My question is this: In the beginning, when the pool is first created in this manner, it is possible that what I have described (root fs on the SSD) will be true. However, as time goes by and the system is updated by the likes of installworld/installkernel, there is the possibility that the reserved root space will start migrating off of the SSD and on to the HDD. This would result in part of root being on the SSD, while the other half residing on the HDD, plus the space vacated by root becoming occupied by files from other folders.

What do you guys think? Am I being too smart for my own good?


----------



## jem (Mar 28, 2013)

Seems a bit complicated.  ZFS will want to stripe writes across the two devices in the pool.

Why don't you just create two single-device pools, put your FreeBSD root dataset on one, and all your other datasets on the other?


----------



## Beeblebrox (Mar 28, 2013)

> Why don't you just create two single-device pools, put your FreeBSD root dataset on one


It's very doubtful that a zpool will properly function with a pool size of 512MB (size of root partition on the SSD). Also, I don't want a 3rd pool just for root and would simply go with UFS in that case instead.


> ZFS will want to stripe writes across the two devices in the pool


That was the point of my post: Although I am fairly certain that when first setup, everything will be in its proper place, it's likely that over time the dataset locations will shift. That's what I meant by "migrate".

It's actually very simple and straight-forward, if.and.only.if ZFS adheres to original layout (strict). I think the question comes down to: What does "reservation" mean in terms of the ZFS internal operations?


----------



## Sfynx (Mar 28, 2013)

I rather have a few seconds extra boot time than an administrative nightmare. Just create your pool on the spindle drive and put two GPT partitions on the SSD: one for the gptzfsboot loader and perhaps another for a nice L2ARC to speed things up during the time you're actually working on your computer


----------



## kpa (Mar 28, 2013)

I have exactly such a setup. The disks that make up the ZFS pool don't have partitions or labels. I have a 2GB SSD IDE plug drive that has the boot loader partition and a spare partition in case I need swap for crash dumps.


----------



## Beeblebrox (Mar 28, 2013)

On my SSD I have a fall-back 1G swap, 10G for ccache on UFS, and 2G ZIL (plus a good amount of free space left). The boot sector is on this SSD.

On The spindle I used to have 1 pool and the entire HDD was allocated as RAW to the zpool.
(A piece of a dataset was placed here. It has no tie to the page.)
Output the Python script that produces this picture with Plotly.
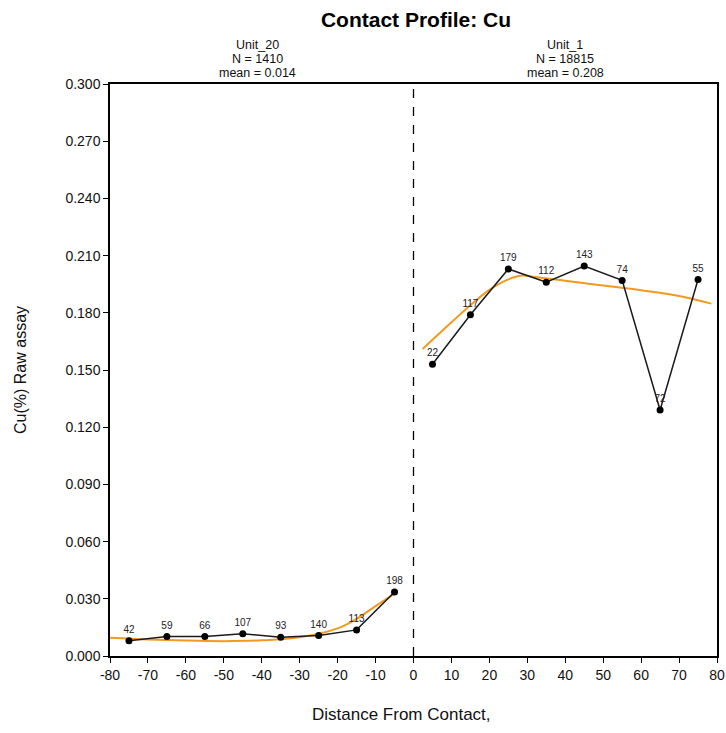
import plotly.graph_objects as go

# Data
left_x = [-75, -65, -55, -45, -35, -25, -15, -5]
left_y = [0.0080, 0.0102, 0.0102, 0.0117, 0.0098, 0.0108, 0.0137, 0.0336]
left_n = ["42", "59", "66", "107", "93", "140", "113", "198"]

right_x = [5, 15, 25, 35, 45, 55, 65, 75]
right_y = [0.153, 0.179, 0.203, 0.196, 0.2045, 0.197, 0.129, 0.1975]
right_n = ["22", "117", "179", "112", "143", "74", "72", "55"]

fit_left_x = [-80, -70, -60, -50, -40, -30, -20, -15, -10, -4.5]
fit_left_y = [0.0096, 0.0087, 0.0081, 0.0078, 0.0082, 0.0098, 0.0145, 0.0195, 0.0262, 0.0334]

fit_right_x = [2.4, 10, 15, 20, 25, 28.5, 32, 40, 50, 60, 70, 78.5]
fit_right_y = [0.161, 0.175, 0.184, 0.192, 0.1975, 0.1995, 0.1988, 0.1968, 0.1943, 0.1918, 0.1888, 0.1848]

y_ticks = [0.0, 0.03, 0.06, 0.09, 0.12, 0.15, 0.18, 0.21, 0.24, 0.27, 0.30]
x_ticks = list(range(-80, 81, 10))

title = "Contact Profile: Cu"
left_head = ["Unit_20", "N = 1410", "mean = 0.014"]
right_head = ["Unit_1", "N = 18815", "mean = 0.208"]
x_title = "Distance From Contact,"
y_title = "Cu(%) Raw assay"

orange = "#F39A1E"
font = "Liberation Sans, Arial, sans-serif"

W, H = 726, 733
L, R, T, B = 110, 9, 84, 77

fig = go.Figure()
for fx, fy in [(fit_left_x, fit_left_y), (fit_right_x, fit_right_y)]:
    fig.add_trace(go.Scatter(x=fx, y=fy, mode="lines",
                             line=dict(color=orange, width=2, shape="spline", smoothing=1.0),
                             hoverinfo="skip", showlegend=False))
for px, py, pn in [(left_x, left_y, left_n), (right_x, right_y, right_n)]:
    fig.add_trace(go.Scatter(x=px, y=py, mode="lines+markers+text", text=pn,
                             textposition="top center",
                             textfont=dict(size=10, color="#222", family=font),
                             line=dict(color="#1a1a1a", width=1.5),
                             marker=dict(color="black", size=7),
                             showlegend=False))

fig.add_shape(type="line", x0=0, x1=0, y0=0, y1=0.3, xref="x", yref="y",
              line=dict(color="black", width=1.3, dash="dash"))

for xc, lines in [(-41, left_head), (40, right_head)]:
    for i, s in enumerate(lines):
        fig.add_annotation(x=xc, y=1.0, xref="x", yref="paper", yanchor="middle", text=s,
                           showarrow=False, font=dict(size=12.5, color="#111", family=font),
                           yshift=39.5 - 14 * i)

fig.add_annotation(x=0.5, y=0, xref="paper", yref="paper", yanchor="middle", xanchor="center",
                   text=x_title, showarrow=False, yshift=-58, xshift=-12,
                   font=dict(size=17, family=font, color="#111"))
fig.add_annotation(x=0, y=0.5, xref="paper", yref="paper", xanchor="center", yanchor="middle",
                   text=y_title, showarrow=False, textangle=-90, xshift=-90,
                   font=dict(size=16, family=font, color="#111"))

fig.update_layout(
    width=W, height=H,
    margin=dict(l=L, r=R, t=T, b=B, autoexpand=False),
    paper_bgcolor="white", plot_bgcolor="white",
    font=dict(family=font, color="#111"),
    title=dict(text="<b>" + title + "</b>", x=416 / W, xanchor="center", y=1 - 20 / H,
               yanchor="middle", font=dict(size=21, family=font, color="black")),
    xaxis=dict(range=[-80, 80], tickvals=x_ticks, ticktext=[str(v) for v in x_ticks],
               ticks="outside", ticklen=5, tickcolor="black", showline=True, linecolor="black",
               linewidth=1.5, mirror=True, showgrid=False, zeroline=False, automargin=False,
               tickfont=dict(size=14, family=font, color="#111")),
    yaxis=dict(range=[0, 0.3], tickvals=y_ticks, ticktext=["%.3f" % v for v in y_ticks],
               ticks="outside", ticklen=5, tickcolor="black", showline=True, linecolor="black",
               linewidth=1.5, mirror=True, showgrid=False, zeroline=False, automargin=False,
               tickfont=dict(size=14, family=font, color="#111")),
)

fig.write_html("out.html", config={"displayModeBar": False},
               post_script="document.body.style.margin='0';document.body.style.overflow='hidden';")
I recently changed the setup and now have 2 partitions and 2 pools, where 1st pool is for package building (poudriere jails), $WRKDIRPREFIX, all source files, $DISTDIR, etc. The ZIL is for this pool. The 2nd pool has root, /usr, /home, and likes.

I can tell you that ccache on SSD makes a difference, while ZIL not as much as I would like (because there's only one HDD). I split the HDD into 2 pools because I plan to add a second HDD as stripe (raid0) into the zpool, thereby doubling the HDD throughput and taking greater advantage of the ZIL device. This pool also has a 3GB swap dataset and I can see that zfs takes full advantage of the swap inside the pool.

kpa: by "exactly such set up" do you mean what I described?
sfynx: The box is my PC and not a server that services traffic requests from outside boxes -> an L2ARC would be of no use. I also don't see why it's an administrative nightmare (but I would concur with you if the box were, say a web server).


----------



## kpa (Mar 28, 2013)

I was referring to what Sfynx suggested.


----------



## usdmatt (Mar 28, 2013)

ZFS file systems have no relation to specific areas of the pool, data gets written wherever ZFS wants to put it. A reservation just guarantees that amount of space will always be available - If you reserve 2GB for pool/root/fs and 1GB is in use, ZFS will make sure that there is always another 1GB of pool space available.

As your root filesystem is written to, data will start to spread out onto the HDD as you suggest.

I personally would just create a root pool on the SSD and a separate data pool (I don't know where the 3rd you mention comes from?) or do as suggested above - put bootcode on the SSD, a single disk pool on the HDD and use the remaining SSD space as a cache. Obviously the cache is always empty on boot but I don't think disk performance has much of an effect on boot time anyway, most of it is spent in BIOS, boot loader or device discovery.

A single disk as UFS will probably have raw performance faster than ZFS but you need to decide if you want the ZFS features for your root - checksums, boot environments, snapshots, easy incremental backup to your data pool (or another ZFS pool)


----------